The city remembers the loss, an artist pictured after carrying his 90 year old mother to safety as his life work of drawings, canvases, notes and film is engulfed behind him. This single personal loss still stinging amidst the centuries of creation also blasted away as ages of change crash against each other. I remembered too the beautiful Montenegrin beekeepers and those kind and gentle dwellers by the lake in Virpasar. The enemy of the artist, or he theirs, seemed difficult to piece together in this balmy bliss.

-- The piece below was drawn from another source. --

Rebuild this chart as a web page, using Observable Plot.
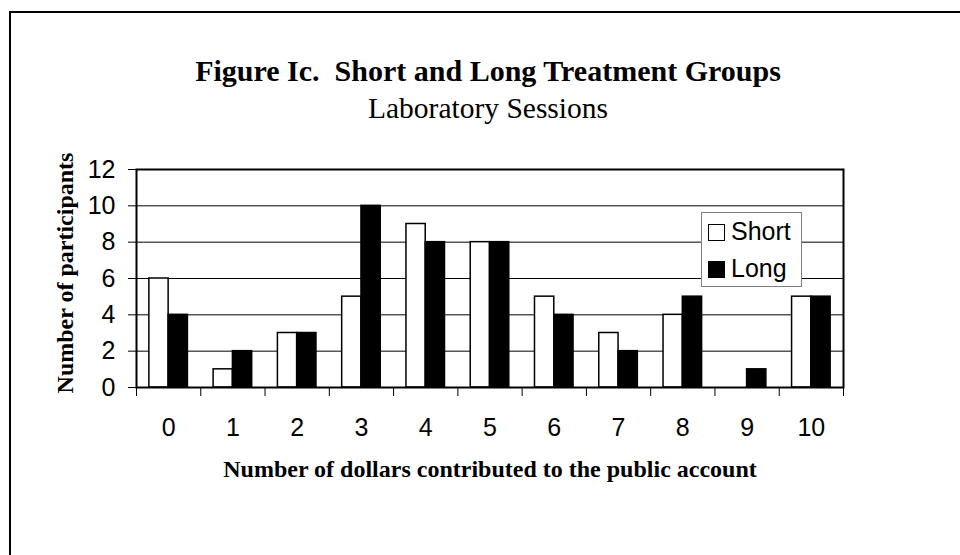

Leaving here, I realised we had spent four hours doing nothing but buy and eat an ice cream. Like forest walks, the adventure of being around and in discovery mode means having anything else to do is superfluous nonsense. There are cathedrals within this cathedral, magnificent interior spaces that are more obvious renditions of being crafted, designed, made beautiful. Some tiny, others huge and golden. For me, the town itself was enough.

Dubrovnik By Night

Before the forests and lakes of the island of Mljet tomorrow, this space showed a past in which the natural and the architectural shared a pulse. Built in those times before we destroyed more deeply and offering, like the museums beyond its walls, a vision of other worlds and paths we have built and forgotten. Rebuilt with care and skill in a new order of European and global tourism and City pride. Outside the city walls we passed again restaurants with white gloved waiters and red carpet dressed diners on our way to the bus stop. Our 11pm transport was filled with youth in this beautiful and zesty city, many returning home from work in restaurants, a teenage violinist, chatter high and joyful. As we disembarked in the high hill suburbs, long skinny brown limbs carried these slender ones around the steps and alleyways in bounces and skips, still singing their goodbyes and jokes as they traversed the hillside around our own plodding, breathy ascent. The ancient old city below is beautiful and draws in the world in its thousands. It is up here in the apartments and steep stepped hinterland that the future of this city is being crafted. If you get the chance come and visit them for a renewal of hope of what is possible after the darkest of times.